• [The exercise]: Copy out the data below from the line containing "Reproduce this diagram with TikZ." to the line containing "text=fsgray] (title) at", both lines included, with all images left out.

• [Task input]:
--------------------------------

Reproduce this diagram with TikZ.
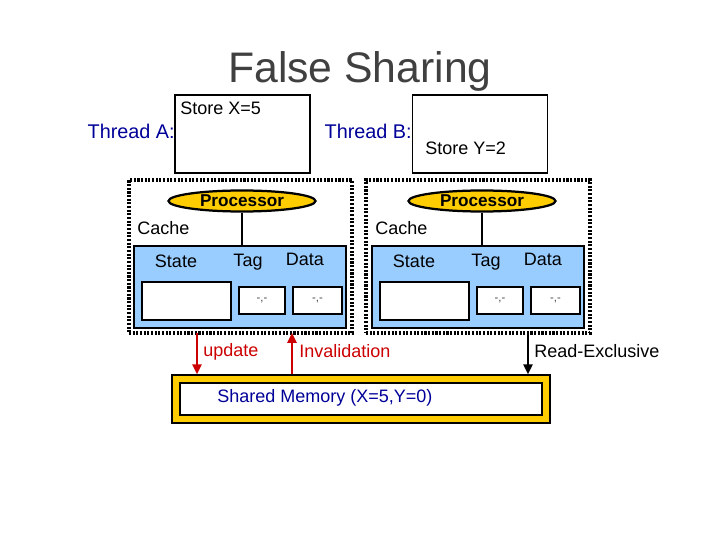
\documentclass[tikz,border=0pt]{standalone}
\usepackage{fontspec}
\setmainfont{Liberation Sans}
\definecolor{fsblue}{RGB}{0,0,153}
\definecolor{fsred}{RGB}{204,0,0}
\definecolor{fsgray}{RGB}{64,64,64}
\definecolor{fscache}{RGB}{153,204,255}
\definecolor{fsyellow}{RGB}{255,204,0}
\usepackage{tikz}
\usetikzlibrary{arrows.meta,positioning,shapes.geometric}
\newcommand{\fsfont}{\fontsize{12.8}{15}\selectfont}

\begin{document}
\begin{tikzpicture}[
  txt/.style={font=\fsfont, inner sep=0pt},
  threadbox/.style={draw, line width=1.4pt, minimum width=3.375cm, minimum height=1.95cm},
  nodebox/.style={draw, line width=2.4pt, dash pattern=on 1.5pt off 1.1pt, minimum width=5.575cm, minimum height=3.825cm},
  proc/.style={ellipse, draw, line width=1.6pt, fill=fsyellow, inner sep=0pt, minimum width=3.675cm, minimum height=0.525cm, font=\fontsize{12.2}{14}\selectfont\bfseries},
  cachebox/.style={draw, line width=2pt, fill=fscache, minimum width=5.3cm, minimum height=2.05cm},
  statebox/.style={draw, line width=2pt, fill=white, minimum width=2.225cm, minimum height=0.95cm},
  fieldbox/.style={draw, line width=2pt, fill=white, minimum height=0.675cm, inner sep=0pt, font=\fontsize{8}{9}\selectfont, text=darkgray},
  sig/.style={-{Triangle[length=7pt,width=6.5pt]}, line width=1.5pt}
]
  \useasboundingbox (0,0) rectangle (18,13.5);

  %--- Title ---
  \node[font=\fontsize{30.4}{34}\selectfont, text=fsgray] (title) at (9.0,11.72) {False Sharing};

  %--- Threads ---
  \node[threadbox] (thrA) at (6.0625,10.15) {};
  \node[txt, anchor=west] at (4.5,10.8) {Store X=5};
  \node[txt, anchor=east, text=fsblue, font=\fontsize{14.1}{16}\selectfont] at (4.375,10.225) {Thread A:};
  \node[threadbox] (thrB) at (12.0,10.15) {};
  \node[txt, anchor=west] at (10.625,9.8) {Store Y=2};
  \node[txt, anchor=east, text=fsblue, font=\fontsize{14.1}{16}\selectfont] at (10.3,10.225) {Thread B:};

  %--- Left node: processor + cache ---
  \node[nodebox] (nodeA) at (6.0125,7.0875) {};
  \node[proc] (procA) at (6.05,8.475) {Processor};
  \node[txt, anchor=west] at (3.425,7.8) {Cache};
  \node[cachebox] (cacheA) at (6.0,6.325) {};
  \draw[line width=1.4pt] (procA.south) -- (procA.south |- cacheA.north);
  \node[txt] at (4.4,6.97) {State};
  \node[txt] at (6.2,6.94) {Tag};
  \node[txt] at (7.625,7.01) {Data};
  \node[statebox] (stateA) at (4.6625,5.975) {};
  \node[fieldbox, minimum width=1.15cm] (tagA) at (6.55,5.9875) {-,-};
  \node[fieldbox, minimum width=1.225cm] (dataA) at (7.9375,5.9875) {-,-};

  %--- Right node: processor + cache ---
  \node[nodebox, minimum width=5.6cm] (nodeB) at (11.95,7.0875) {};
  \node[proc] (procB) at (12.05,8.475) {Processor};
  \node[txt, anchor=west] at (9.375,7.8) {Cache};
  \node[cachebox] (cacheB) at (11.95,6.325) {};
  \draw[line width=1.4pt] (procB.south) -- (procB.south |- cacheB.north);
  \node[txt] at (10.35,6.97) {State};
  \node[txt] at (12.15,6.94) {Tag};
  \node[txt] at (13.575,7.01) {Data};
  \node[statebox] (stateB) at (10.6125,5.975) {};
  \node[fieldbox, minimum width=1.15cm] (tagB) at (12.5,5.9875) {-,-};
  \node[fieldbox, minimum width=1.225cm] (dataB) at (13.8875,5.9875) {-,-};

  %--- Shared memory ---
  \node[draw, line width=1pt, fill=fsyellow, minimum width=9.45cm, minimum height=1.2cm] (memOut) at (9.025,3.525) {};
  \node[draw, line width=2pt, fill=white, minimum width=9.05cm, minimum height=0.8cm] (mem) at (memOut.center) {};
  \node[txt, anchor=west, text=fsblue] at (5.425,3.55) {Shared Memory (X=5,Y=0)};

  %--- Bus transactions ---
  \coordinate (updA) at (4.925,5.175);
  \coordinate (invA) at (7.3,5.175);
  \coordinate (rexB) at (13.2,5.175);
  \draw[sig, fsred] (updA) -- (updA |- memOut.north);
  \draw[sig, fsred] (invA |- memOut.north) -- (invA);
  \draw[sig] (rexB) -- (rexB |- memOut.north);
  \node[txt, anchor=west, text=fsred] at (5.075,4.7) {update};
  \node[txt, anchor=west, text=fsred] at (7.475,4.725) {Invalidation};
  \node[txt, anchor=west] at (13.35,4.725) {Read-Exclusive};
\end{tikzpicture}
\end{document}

--------------------------------

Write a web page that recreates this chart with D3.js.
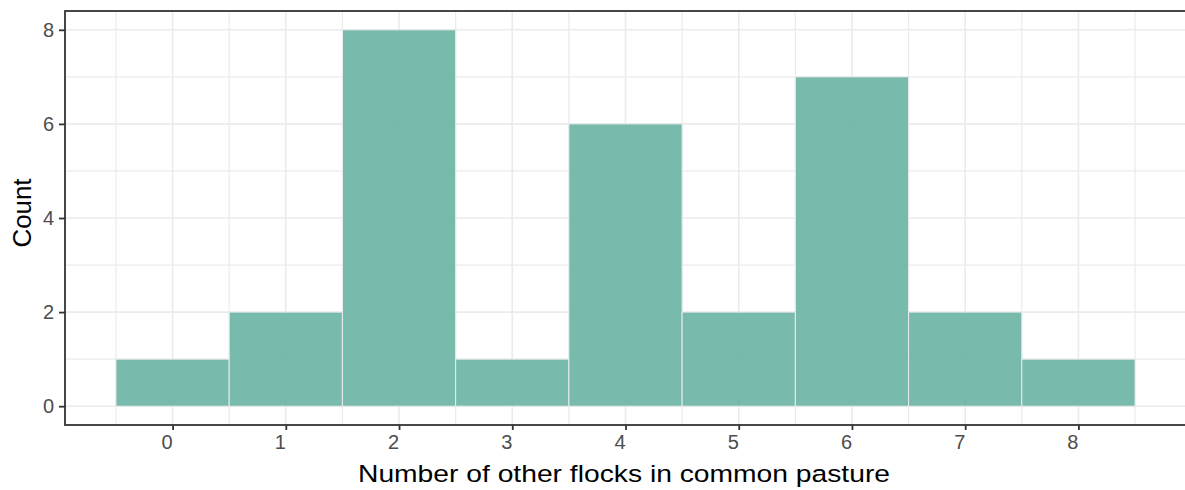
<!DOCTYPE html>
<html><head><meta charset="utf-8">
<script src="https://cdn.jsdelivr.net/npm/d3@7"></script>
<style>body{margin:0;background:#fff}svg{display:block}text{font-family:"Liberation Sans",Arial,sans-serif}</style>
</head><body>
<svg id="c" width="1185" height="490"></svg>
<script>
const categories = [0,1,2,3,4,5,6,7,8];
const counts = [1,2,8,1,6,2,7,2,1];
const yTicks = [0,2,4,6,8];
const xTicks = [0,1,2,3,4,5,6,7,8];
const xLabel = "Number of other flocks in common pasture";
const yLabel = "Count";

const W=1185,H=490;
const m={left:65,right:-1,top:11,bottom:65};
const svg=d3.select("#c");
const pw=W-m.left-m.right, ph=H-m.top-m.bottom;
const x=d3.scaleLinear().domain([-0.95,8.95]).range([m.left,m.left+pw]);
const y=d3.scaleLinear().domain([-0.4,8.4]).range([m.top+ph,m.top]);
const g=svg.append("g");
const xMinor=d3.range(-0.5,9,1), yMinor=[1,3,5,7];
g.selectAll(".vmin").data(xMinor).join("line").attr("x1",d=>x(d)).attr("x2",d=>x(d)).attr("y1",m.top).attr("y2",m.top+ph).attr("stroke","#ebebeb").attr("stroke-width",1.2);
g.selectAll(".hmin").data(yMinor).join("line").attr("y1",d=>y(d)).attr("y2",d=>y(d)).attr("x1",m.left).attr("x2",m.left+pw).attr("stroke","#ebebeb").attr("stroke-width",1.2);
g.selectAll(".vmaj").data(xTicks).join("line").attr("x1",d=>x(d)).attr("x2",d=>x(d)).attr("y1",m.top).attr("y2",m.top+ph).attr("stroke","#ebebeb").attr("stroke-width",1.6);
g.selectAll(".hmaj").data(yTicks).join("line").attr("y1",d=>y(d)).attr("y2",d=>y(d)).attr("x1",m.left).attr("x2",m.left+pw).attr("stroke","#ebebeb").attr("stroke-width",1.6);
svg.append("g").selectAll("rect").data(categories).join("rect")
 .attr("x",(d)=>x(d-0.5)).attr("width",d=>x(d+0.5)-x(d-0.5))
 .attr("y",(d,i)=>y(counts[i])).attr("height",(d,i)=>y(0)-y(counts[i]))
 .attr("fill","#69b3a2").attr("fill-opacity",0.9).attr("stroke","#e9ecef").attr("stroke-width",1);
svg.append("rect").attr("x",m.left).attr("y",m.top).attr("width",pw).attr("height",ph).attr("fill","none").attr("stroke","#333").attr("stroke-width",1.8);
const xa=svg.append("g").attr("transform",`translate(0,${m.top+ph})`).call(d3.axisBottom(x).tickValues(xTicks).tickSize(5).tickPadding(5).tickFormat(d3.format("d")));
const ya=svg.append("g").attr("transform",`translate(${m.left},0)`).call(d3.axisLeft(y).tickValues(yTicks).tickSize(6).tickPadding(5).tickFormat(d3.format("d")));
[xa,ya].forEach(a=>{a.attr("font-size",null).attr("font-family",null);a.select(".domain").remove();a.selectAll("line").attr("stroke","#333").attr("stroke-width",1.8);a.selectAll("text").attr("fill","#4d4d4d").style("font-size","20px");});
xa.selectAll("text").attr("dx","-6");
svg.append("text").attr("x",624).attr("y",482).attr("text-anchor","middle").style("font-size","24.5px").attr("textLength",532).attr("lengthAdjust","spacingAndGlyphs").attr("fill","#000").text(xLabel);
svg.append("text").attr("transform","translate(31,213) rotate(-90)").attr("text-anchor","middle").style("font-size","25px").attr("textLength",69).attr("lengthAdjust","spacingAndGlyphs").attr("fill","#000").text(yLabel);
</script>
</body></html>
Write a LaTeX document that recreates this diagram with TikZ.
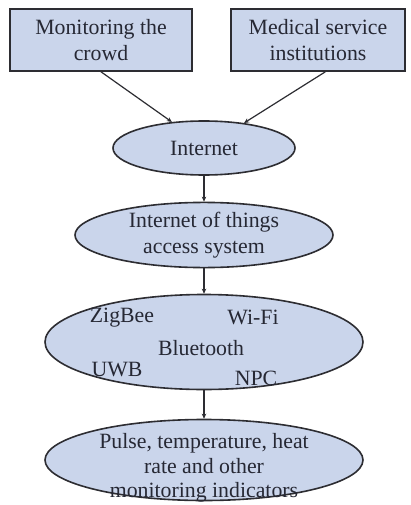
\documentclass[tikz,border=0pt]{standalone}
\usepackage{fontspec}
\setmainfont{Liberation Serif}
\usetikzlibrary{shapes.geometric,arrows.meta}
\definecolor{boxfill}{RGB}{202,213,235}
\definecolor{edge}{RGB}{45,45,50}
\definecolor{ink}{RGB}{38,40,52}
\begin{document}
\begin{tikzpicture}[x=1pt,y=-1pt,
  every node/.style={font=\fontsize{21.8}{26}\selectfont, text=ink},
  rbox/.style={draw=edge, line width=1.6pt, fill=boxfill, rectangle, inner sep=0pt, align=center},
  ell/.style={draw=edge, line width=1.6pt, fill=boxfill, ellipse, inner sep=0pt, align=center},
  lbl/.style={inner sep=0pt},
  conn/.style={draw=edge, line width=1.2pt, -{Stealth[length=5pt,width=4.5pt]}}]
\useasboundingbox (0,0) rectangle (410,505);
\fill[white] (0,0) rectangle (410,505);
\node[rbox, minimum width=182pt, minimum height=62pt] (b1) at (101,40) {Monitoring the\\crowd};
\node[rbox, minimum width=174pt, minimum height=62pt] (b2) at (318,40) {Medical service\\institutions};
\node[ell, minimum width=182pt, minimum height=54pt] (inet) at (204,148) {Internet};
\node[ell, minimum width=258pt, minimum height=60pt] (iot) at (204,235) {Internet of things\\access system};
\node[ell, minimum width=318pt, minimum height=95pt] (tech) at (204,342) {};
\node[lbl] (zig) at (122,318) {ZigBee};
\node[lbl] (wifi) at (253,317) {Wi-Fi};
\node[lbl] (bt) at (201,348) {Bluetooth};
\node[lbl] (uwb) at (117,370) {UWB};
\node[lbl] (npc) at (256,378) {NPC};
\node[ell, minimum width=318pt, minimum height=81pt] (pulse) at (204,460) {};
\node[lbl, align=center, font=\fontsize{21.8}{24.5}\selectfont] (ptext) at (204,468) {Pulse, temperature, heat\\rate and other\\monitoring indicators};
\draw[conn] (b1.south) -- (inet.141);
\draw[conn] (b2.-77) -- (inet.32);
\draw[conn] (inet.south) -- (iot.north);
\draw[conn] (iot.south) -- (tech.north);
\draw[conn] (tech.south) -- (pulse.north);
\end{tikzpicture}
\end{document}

--------------------------------

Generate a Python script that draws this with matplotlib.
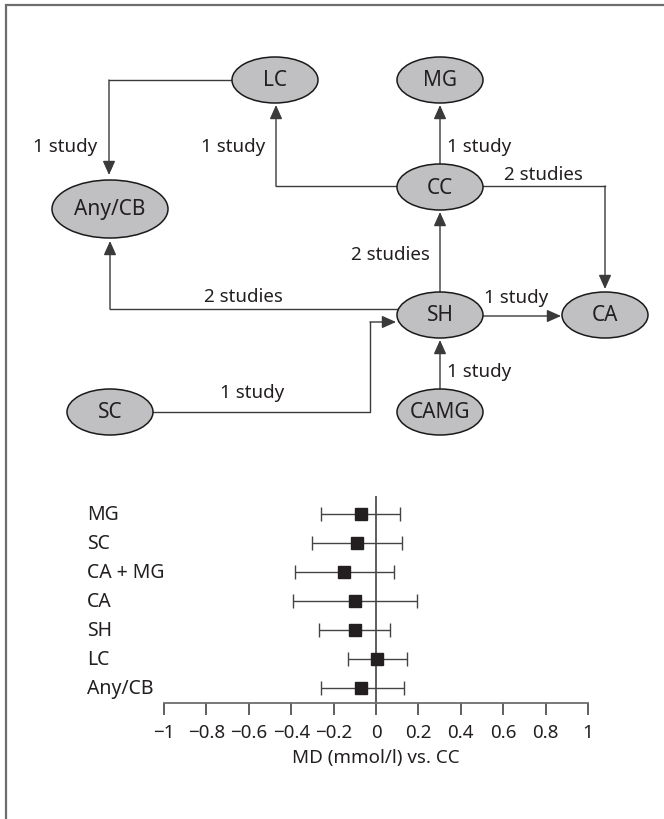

--------------------------------

• [In response]:
Reproduce this diagram with TikZ.
\documentclass[tikz,border=0pt]{standalone}
\usepackage{fontspec}
\setmainfont{Liberation Sans}
\definecolor{fsblue}{RGB}{0,0,153}
\definecolor{fsred}{RGB}{204,0,0}
\definecolor{fsgray}{RGB}{64,64,64}
\definecolor{fscache}{RGB}{153,204,255}
\definecolor{fsyellow}{RGB}{255,204,0}
\usepackage{tikz}
\usetikzlibrary{arrows.meta,positioning,shapes.geometric}
\newcommand{\fsfont}{\fontsize{12.8}{15}\selectfont}

\begin{document}
\begin{tikzpicture}[
  txt/.style={font=\fsfont, inner sep=0pt},
  threadbox/.style={draw, line width=1.4pt, minimum width=3.375cm, minimum height=1.95cm},
  nodebox/.style={draw, line width=2.4pt, dash pattern=on 1.5pt off 1.1pt, minimum width=5.575cm, minimum height=3.825cm},
  proc/.style={ellipse, draw, line width=1.6pt, fill=fsyellow, inner sep=0pt, minimum width=3.675cm, minimum height=0.525cm, font=\fontsize{12.2}{14}\selectfont\bfseries},
  cachebox/.style={draw, line width=2pt, fill=fscache, minimum width=5.3cm, minimum height=2.05cm},
  statebox/.style={draw, line width=2pt, fill=white, minimum width=2.225cm, minimum height=0.95cm},
  fieldbox/.style={draw, line width=2pt, fill=white, minimum height=0.675cm, inner sep=0pt, font=\fontsize{8}{9}\selectfont, text=darkgray},
  sig/.style={-{Triangle[length=7pt,width=6.5pt]}, line width=1.5pt}
]
  \useasboundingbox (0,0) rectangle (18,13.5);

  %--- Title ---
  \node[font=\fontsize{30.4}{34}\selectfont, text=fsgray] (title) at (9.0,11.72) {False Sharing};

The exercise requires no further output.